🌌 Beginner-Friendly Guide 'Binary Gap' - Problem 868 (C++, Python, JavaScript)

Source: Dev.to

Problem Statement

You are given a positive integer n.
Return the longest distance between any two adjacent 1 bits in the binary representation of n.
If there is no such pair, return 0.

Approach

Traverse the binary representation of n from right to left, counting the number of bits since the last seen 1.

1. Keep a distance counter d.
2. Initialize d with a sentinel value (e.g., -32) to indicate that the first 1 has not been encountered yet.
3. While n is greater than 0:
   • If the current least‑significant bit is 1:
     • Update the answer with max(answer, d).
     • Reset d to 0 to start counting the next gap.
   • Otherwise, increment d.
   • Shift n right (or divide by 2) to process the next bit.

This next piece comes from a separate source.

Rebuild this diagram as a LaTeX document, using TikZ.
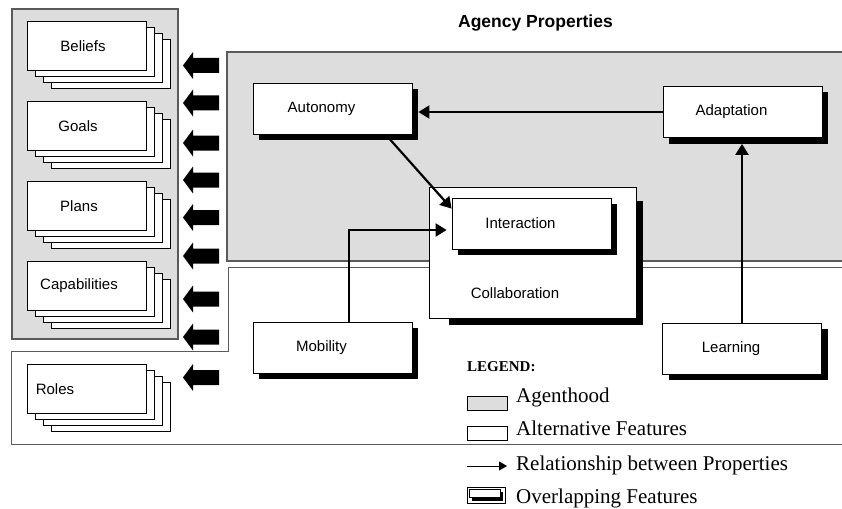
\documentclass[tikz,border=0pt]{standalone}
\usepackage{fontspec}
\setmainfont{Liberation Serif}
\newfontfamily\arial{Liberation Sans}
\usetikzlibrary{arrows.meta,shadows}
\definecolor{agentgrey}{HTML}{DDDDDD}
\definecolor{panelline}{HTML}{5A5A5A}
\tikzset{
  panel/.style={draw=panelline, line width=1.2pt},
  card/.style={draw=black, fill=white, line width=0.8pt, minimum width=119pt,
    minimum height=49pt, inner sep=0pt},
  lbl/.style={font=\arial\fontsize{15}{18}\selectfont, inner sep=0pt},
  feature/.style={draw=black, fill=white, line width=0.8pt, minimum width=159pt,
    minimum height=51pt, inner sep=0pt, font=\arial\fontsize{15}{18}\selectfont,
    execute at begin node={\hspace*{-22pt}},
    drop shadow={shadow xshift=6pt, shadow yshift=-6pt, opacity=1, fill=black}},
  rel/.style={line width=2.2pt, -{Triangle[length=11pt,width=13pt]}},
  legtext/.style={font=\fontsize{21}{24}\selectfont, anchor=base west, inner sep=0pt},
  legbox/.style={draw=black, line width=0.6pt, minimum width=40pt, minimum height=14pt,
    inner sep=0pt, anchor=north west},
}
\begin{document}
\begin{tikzpicture}[x=1pt, y=-1pt]
\useasboundingbox (0,0) rectangle (842,508);

% regions
\filldraw[panel, fill=agentgrey] (12,9) rectangle (178,339);
\filldraw[panel, fill=agentgrey] (227,52) rectangle (860,261);
\draw[panel, line width=1pt] (860,267) -- (228,267) -- (228,351) -- (11,351)
  -- (11,444) -- (860,444);

% stacked agent elements
\foreach \nm/\cy in {beliefs/45.5, goals/125.5, plans/205.5, capab/285.5, roles/388.5}{
  \foreach \k in {3,2,1}
    \node[card] (\nm-\k) at ({86.5+8*\k},{\cy+6*\k}) {};
  \node[card] (\nm) at (86.5,\cy) {};
}
\node[lbl] (beliefs-t) at ([shift={(-3.5,0.5)}]beliefs.center) {Beliefs};
\node[lbl] (goals-t) at ([shift={(-8.5,0.5)}]goals.center) {Goals};
\node[lbl] (plans-t) at ([shift={(-7.5,0.5)}]plans.center) {Plans};
\node[lbl] (capab-t) at ([shift={(-7.5,0.5)}]capab.center) {Capabilities};
\node[lbl, anchor=west] (roles-t) at ([shift={(9,0.5)}]roles.west) {Roles};

% block arrows
\foreach \y in {65.5,103,143,180,217.5,256,299,337,377.5}
  \fill (183,\y) -- (193,{\y-13.5}) -- (193,{\y-7.5}) -- (219,{\y-7.5})
    -- (219,{\y+7.5}) -- (193,{\y+7.5}) -- (193,{\y+13.5}) -- cycle;

% title
\node[font=\arial\bfseries\fontsize{17.5}{20}\selectfont, inner sep=0pt, anchor=east]
  (title) at (613,23) {Agency Properties};

% agency properties
\node[feature] (auto) at (332.5,108.5) {Autonomy};
\node[feature] (adapt) at (742.5,112) {Adaptation};
\node[feature] (mob) at (332.5,347.5) {Mobility};
\node[feature] (learn) at (742,348.5) {Learning};

\fill (449,201) rectangle (643,325);
\node[draw=black, fill=white, line width=0.8pt, minimum width=207pt,
  minimum height=131pt, inner sep=0pt] (collab) at (532.5,252.5) {};
\node[lbl] (collab-t) at (515,293) {Collaboration};
\node[feature] (inter) at (531.5,223.5) {Interaction};

% relationships
\draw[rel] (adapt.west) -- ([shift={(6,0)}]adapt.west -| auto.east);
\draw[rel] (learn.north) -- ([shift={(0,6)}]learn.north |- adapt.south);
\draw[rel] ([shift={(57.5,5)}]auto.south) -- ([shift={(0,11)}]inter.north west);
\draw[rel] ([shift={(16.5,0)}]mob.north) |- ([shift={(-5,6.5)}]inter.west);

% legend
\node[font=\bfseries\fontsize{15}{18}\selectfont, anchor=base west, inner sep=0pt]
  (legend) at (467,371) {LEGEND:};
\node[legbox, fill=agentgrey] (kgrey) at (467,396) {};
\node[legtext] (tgrey) at (516,402) {Agenthood};
\node[legbox, fill=white] (kwhite) at (467,426) {};
\node[legtext] (twhite) at (516,435) {Alternative Features};
\coordinate (ka) at (467,466);
\coordinate (kb) at (507,466);
\draw[line width=0.8pt, -{Triangle[length=8pt,width=9pt]}] (ka) -- (kb);
\node[legtext] (trel) at (516,470) {Relationship between Properties};
\node[legbox, minimum width=38pt, minimum height=16pt] (kover) at (467,487) {};
\fill (472,492) rectangle (503,501);
\node[draw=black, fill=white, line width=0.6pt, minimum width=31pt, minimum height=8pt,
  inner sep=0pt, anchor=north west] (kover-in) at (469,489) {};
\node[legtext] (tover) at (516,503) {Overlapping Features};
\end{tikzpicture}
\end{document}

Using a sentinel value prevents the first 1 from incorrectly contributing to the maximum distance.

Examples

Example 1

• Input: 22
• Binary: 10110

Result: 2

Example 2

• Input: 8
• Binary: 1000

Only one 1 is present, so no pair exists.

Result: 0

Code

C++

class Solution {
public:
    int binaryGap(int n) {
        int ans = 0;
        // d represents the distance from the last seen 1.
        // Starting at -32 ensures the first 1 found doesn't trigger a max distance update.
        for (int d = -32; n > 0; n /= 2, ++d) {
            if (n % 2 == 1) {
                ans = std::max(ans, d);
                d = 0;
            }
        }
        return ans;
    }
};

Python

class Solution:
    def binaryGap(self, n: int) -> int:
        ans = 0
        d = -32  # sentinel value

        while n > 0:
            if n % 2 == 1:
                ans = max(ans, d)
                d = 0
            n //= 2
            d += 1

        return ans

JavaScript

/**
 * @param {number} n
 * @return {number}
 */
var binaryGap = function(n) {
    let ans = 0;
    let d = -32; // sentinel value

    while (n > 0) {
        if (n % 2 === 1) {
            ans = Math.max(ans, d);
            d = 0;
        }
        n = Math.floor(n / 2);
        d++;
    }

    return ans;
};

Key Concepts

• Bit Manipulation: Extract bits using modulo (% 2) and shift/divide by 2.
• State Tracking: A sentinel value (e.g., -32) handles the initial case without extra conditionals.
• Efficiency: The algorithm runs in O(log n) time, proportional to the number of bits in n, and uses O(1) extra space.

Understanding binary gaps is a useful exercise for low‑level problem solving, data compression, and network protocol design, where every bit matters.